A Free Show and Two Contrasting Americana Albums by the Howlin’ Brothers

by delarue

It’s hard to keep up with the Howlin’ Brothers. The trio of bassist Ben Plasse, fiddler/multi-instrumentalist Ian Craft and guitarist Jared Green are one of those well-loved Americana acts who make a living on the road, but they also make excellent albums. They’ve got a brand-new one out, Trouble, streaming at Spotify and a free outdoor show on July 1 starting around 5 in the parking lot out back of City Winery.

A quick listen to the new one reveals it as both more electric, more intense and darker than the band’s previous material. The album before that is an acoustic ep, the Sun Studio Session, where the band went into the legendary room where Elvis and Johnny Cash and so many other legends recorded and put down four originals, a remake of an earlier tune and a cover of a Sun classic, Carl Perkins’ 1956 single Dixie Fried.

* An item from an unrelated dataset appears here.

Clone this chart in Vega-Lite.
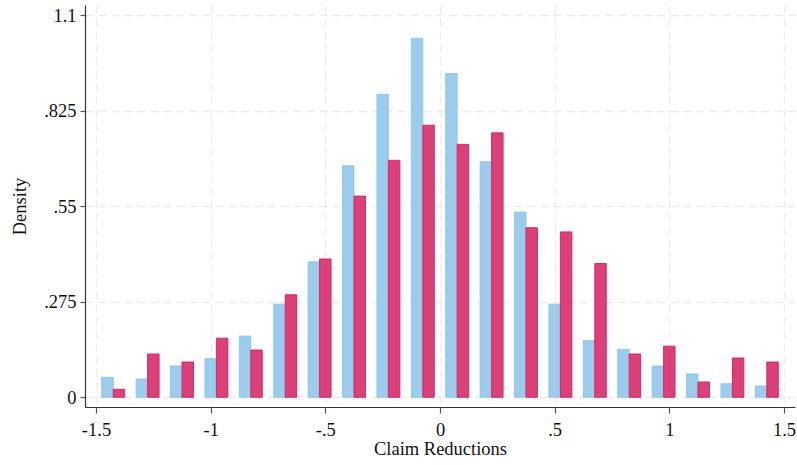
{
  "$schema": "https://vega.github.io/schema/vega-lite/v6.json",
  "width": 710,
  "height": 402,
  "autosize": {"type": "none"},
  "padding": {"left": 85, "top": 5, "right": 2, "bottom": 58},
  "background": "white",
  "config": {
    "view": {"stroke": null},
    "font": "Liberation Serif",
    "axis": {
      "labelFont": "Liberation Serif",
      "titleFont": "Liberation Serif",
      "labelFontSize": 18.5,
      "titleFontSize": 18.5,
      "labelColor": "#111111",
      "titleColor": "#111111",
      "titleFontWeight": "normal",
      "domainColor": "#333333",
      "domainWidth": 1.2,
      "tickColor": "#555555",
      "tickWidth": 1.2,
      "gridColor": "#EBEBEB",
      "gridWidth": 1.3,
      "gridDash": [8, 5]
    }
  },
  "data": {
    "values": [
      {"bin": -1.425, "series": "A", "density": 0.0575},
      {"bin": -1.425, "series": "B", "density": 0.023},
      {"bin": -1.275, "series": "A", "density": 0.0526},
      {"bin": -1.275, "series": "B", "density": 0.1246},
      {"bin": -1.125, "series": "A", "density": 0.090},
      {"bin": -1.125, "series": "B", "density": 0.1016},
      {"bin": -0.975, "series": "A", "density": 0.111},
      {"bin": -0.975, "series": "B", "density": 0.170},
      {"bin": -0.825, "series": "A", "density": 0.176},
      {"bin": -0.825, "series": "B", "density": 0.136},
      {"bin": -0.675, "series": "A", "density": 0.268},
      {"bin": -0.675, "series": "B", "density": 0.295},
      {"bin": -0.525, "series": "A", "density": 0.390},
      {"bin": -0.525, "series": "B", "density": 0.398},
      {"bin": -0.375, "series": "A", "density": 0.666},
      {"bin": -0.375, "series": "B", "density": 0.579},
      {"bin": -0.225, "series": "A", "density": 0.872},
      {"bin": -0.225, "series": "B", "density": 0.682},
      {"bin": -0.075, "series": "A", "density": 1.033},
      {"bin": -0.075, "series": "B", "density": 0.783},
      {"bin": 0.075, "series": "A", "density": 0.932},
      {"bin": 0.075, "series": "B", "density": 0.728},
      {"bin": 0.225, "series": "A", "density": 0.678},
      {"bin": 0.225, "series": "B", "density": 0.761},
      {"bin": 0.375, "series": "A", "density": 0.533},
      {"bin": 0.375, "series": "B", "density": 0.488},
      {"bin": 0.525, "series": "A", "density": 0.268},
      {"bin": 0.525, "series": "B", "density": 0.476},
      {"bin": 0.675, "series": "A", "density": 0.163},
      {"bin": 0.675, "series": "B", "density": 0.385},
      {"bin": 0.825, "series": "A", "density": 0.138},
      {"bin": 0.825, "series": "B", "density": 0.1246},
      {"bin": 0.975, "series": "A", "density": 0.090},
      {"bin": 0.975, "series": "B", "density": 0.147},
      {"bin": 1.125, "series": "A", "density": 0.067},
      {"bin": 1.125, "series": "B", "density": 0.044},
      {"bin": 1.275, "series": "A", "density": 0.039},
      {"bin": 1.275, "series": "B", "density": 0.113},
      {"bin": 1.425, "series": "A", "density": 0.0325},
      {"bin": 1.425, "series": "B", "density": 0.1016}
    ]
  },
  "transform": [
    {"calculate": "datum.series === 'A' ? datum.bin - 0.05 : datum.bin", "as": "lo"},
    {"calculate": "datum.lo + 0.05", "as": "hi"}
  ],
  "mark": {"type": "bar", "strokeWidth": 1, "strokeOpacity": 0.9},
  "encoding": {
    "x": {
      "field": "lo",
      "type": "quantitative",
      "title": "Claim Reductions",
      "scale": {"domain": [-1.548, 1.548], "nice": false, "zero": false},
      "axis": {
        "values": [-1.5, -1, -0.5, 0, 0.5, 1, 1.5],
        "labelExpr": "replace(replace(format(datum.value, '~g'), '\u2212', '-'), /^(-?)0\\./, '$1.')",
        "tickSize": 6,
        "labelPadding": 7,
        "titlePadding": 1,
        "grid": true
      }
    },
    "x2": {"field": "hi"},
    "y": {
      "field": "density",
      "type": "quantitative",
      "title": "Density",
      "scale": {"domain": [-0.028, 1.129], "nice": false, "zero": false},
      "axis": {
        "values": [0, 0.275, 0.55, 0.825, 1.1],
        "labelExpr": "replace(format(datum.value, '~g'), /^(-?)0\\./, '$1.')",
        "tickSize": 5,
        "labelPadding": 4,
        "titlePadding": 14,
        "grid": true
      }
    },
    "y2": {"datum": 0},
    "color": {
      "field": "series",
      "type": "nominal",
      "scale": {"domain": ["A", "B"], "range": ["#9BCCEC", "#DC4079"]},
      "legend": null
    },
    "stroke": {
      "field": "series",
      "type": "nominal",
      "scale": {"domain": ["A", "B"], "range": ["#8CC5EA", "#D61E62"]},
      "legend": null
    }
  }
}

What’s coolest about that tune is that you can hear as much Chuck Berry in it as you can bluegrass – and Craft’s banjo solo is as wild and fun as anything Brandon Seabrook could wail through. There’s also a spare, brooding, piano-driven, Tom Waits-ish version of Tennessee Blues, which originally appeared on the band’s Howl album.

The first of the new tracks, Til I Find You sets lickety-split banjo over a steady bass pulse, with that rich Sun Studios natural reverb on the vocals. True to its title, the slow Troubled Waltz, another banjo tune, has an oldtime Appalachian feel. Take Me Down, fueled by Green’s dobro, works a swaying, dead-of-summer delta blues groove. Charleston Chew, a slightly more modern (if you consider 1954 modern) take on a 1920-style one-chord blues, is the lone electric track here, the slow-burn tone of Green’s guitar contrasting with Craft’s energetic fiddle. Taken as a whole, the ep is a smartly lower-key counterpart to the band’s raucous live show. It’s gonna get hot in the parking lot on Tuesday evening.